When my son Clark was 12 months old he was still having two naps a day: 10:00 AM to 11:30 AM and 3:00 PM to 5:00 PM. He also slept 12 hours at night. He definitely liked to sleep. But just one month later after he turned 13 months old, we started to see a change. His morning nap was starting to shift. We could no longer predict what time he wanted to go to sleep. And then he would nap for less than one hour. I waited it out to see if it was a phase. It wasn’t. We knew that it was time to start transitioning to one nap.
Nap Transitions are Tough
I’ll admit that it was sad to see his daytime schedule change so much. He had been on the same two-nap-per-day schedule since he was 5 months old and we had grown accustomed to planning our day accordingly. It was also a sign that he was growing up – no longer a baby, but a high-energy toddler. He had no fear – barreling headfirst down the slide; he was working hard on table manners at that time – frequently wielding his food when he didn’t like it, and he was also enthusiastically quacking at anything that remotely resembled a duck.

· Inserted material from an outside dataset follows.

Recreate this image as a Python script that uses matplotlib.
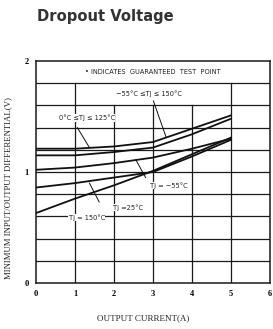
import matplotlib
matplotlib.use("Agg")
import matplotlib.pyplot as plt

# Data
current = [0, 1, 2, 3, 4, 5]
guar_wide = [1.21, 1.21, 1.23, 1.27, 1.39, 1.51]     # -55C <= Tj <= 150C
guar_narrow = [1.15, 1.15, 1.18, 1.22, 1.34, 1.48]   # 0C <= Tj <= 125C
tj_m55 = [1.02, 1.04, 1.08, 1.13, 1.21, 1.30]
tj_25 = [0.86, 0.90, 0.95, 1.00, 1.14, 1.29]
tj_150 = [0.63, 0.76, 0.88, 1.01, 1.16, 1.31]
xticks = [0, 1, 2, 3, 4, 5, 6]
yticks = [0, 1, 2]

W, H = 273, 329
fig = plt.figure(figsize=(W / 100, H / 100), dpi=100)
ax = fig.add_axes([36 / W, 1 - 283 / H, (270 - 36) / W, (283 - 61) / H])
ax.set_xlim(0, 6)
ax.set_ylim(0, 2)

gc = "#1a1a1a"
# horizontal grid every 0.2
for i in range(1, 10):
    ax.plot([0, 6], [i * 0.2, i * 0.2], color=gc, lw=0.9, zorder=1)
# vertical grid
for xv in [1, 5]:
    ax.plot([xv, xv], [0, 1.8], color=gc, lw=0.9, zorder=1)
for xv in [2, 3, 4]:
    ax.plot([xv, xv], [0, 1.6], color=gc, lw=0.9, zorder=1)

for s in ax.spines.values():
    s.set_linewidth(1.1)
    s.set_color(gc)

lc = "#111111"
for ys in [guar_wide, guar_narrow, tj_m55, tj_25, tj_150]:
    ax.plot(current, ys, color=lc, lw=1.3, zorder=3)

serif = "Liberation Serif"
ax.set_xticks(xticks)
ax.set_yticks(yticks)
ax.set_xticklabels([str(v) for v in xticks], fontsize=6, family=serif, fontweight="bold")
ax.set_yticklabels([str(v) for v in yticks], fontsize=6, family=serif, fontweight="bold")
ax.tick_params(length=0, pad=5)

tk = dict(fontsize=4.8, family="DejaVu Sans", color="#222", zorder=5)
ax.text(3.0, 1.9, "\u2022 INDICATES  GUARANTEED  TEST  POINT", ha="center", va="center", **tk)
ax.text(2.9, 1.71, "\u221255\u00b0C \u2264Tj \u2264 150\u00b0C", ha="center", va="center",
        bbox=dict(facecolor="white", edgecolor="none", pad=0.5), **tk)
ax.text(1.3, 1.49, "0\u00b0C \u2264Tj \u2264 125\u00b0C", ha="center", va="center",
        bbox=dict(facecolor="white", edgecolor="none", pad=0.5), **tk)
ax.text(3.4, 0.88, "Tj = \u221255\u00b0C", ha="center", va="center",
        bbox=dict(facecolor="white", edgecolor="none", pad=0.3), **tk)
ax.text(2.35, 0.68, "Tj =25\u00b0C", ha="center", va="center",
        bbox=dict(facecolor="white", edgecolor="none", pad=0.3), **tk)
ax.text(1.3, 0.59, "Tj = 150\u00b0C", ha="center", va="center",
        bbox=dict(facecolor="white", edgecolor="none", pad=0.3), **tk)

# leader lines
ll = dict(color=lc, lw=0.7, zorder=4)
ax.plot([1.06, 1.37], [1.40, 1.22], **ll)
ax.plot([3.01, 3.34], [1.64, 1.31], **ll)
ax.plot([2.56, 2.81], [1.11, 0.95], **ll)
ax.plot([1.37, 1.62], [0.90, 0.73], **ll)

fig.text(37 / W, 1 - 17 / H, "Dropout Voltage", fontsize=10.6, fontweight="bold",
         ha="left", va="center", color="#333")
fig.text(143 / W, 1 - 318 / H, "OUTPUT CURRENT(A)", fontsize=6.5, family=serif,
         ha="center", va="center", color="#222")
fig.text(8 / W, 1 - 188 / H, "MINIMUM INPUT/OUTPUT DIFFERENTIAL(V)", fontsize=6.3,
         family=serif, rotation=90, ha="center", va="center", color="#222")

fig.savefig("out.png", dpi=100)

The transition was tougher on me than it was on him, but I was careful to take a gradual approach. I watch his napping patterns for a couple of weeks to make sure that the regression wasn’t due to developmental milestones or other changes. And once we made the switch to one nap, we were consistent about only have one nap a day to help him adjust.
How do you know it’s time to make the transition to one nap?
Look for these signs to determine if it’s the right time to make the transition to one nap:
- your child doesn’t seem tired enough when you put him or her down for their first nap, and then they stay awake for a long time playing in their crib before falling asleep;
- cries for 30 minutes or more before nap time; and/or
- experiences consistently shorter naps.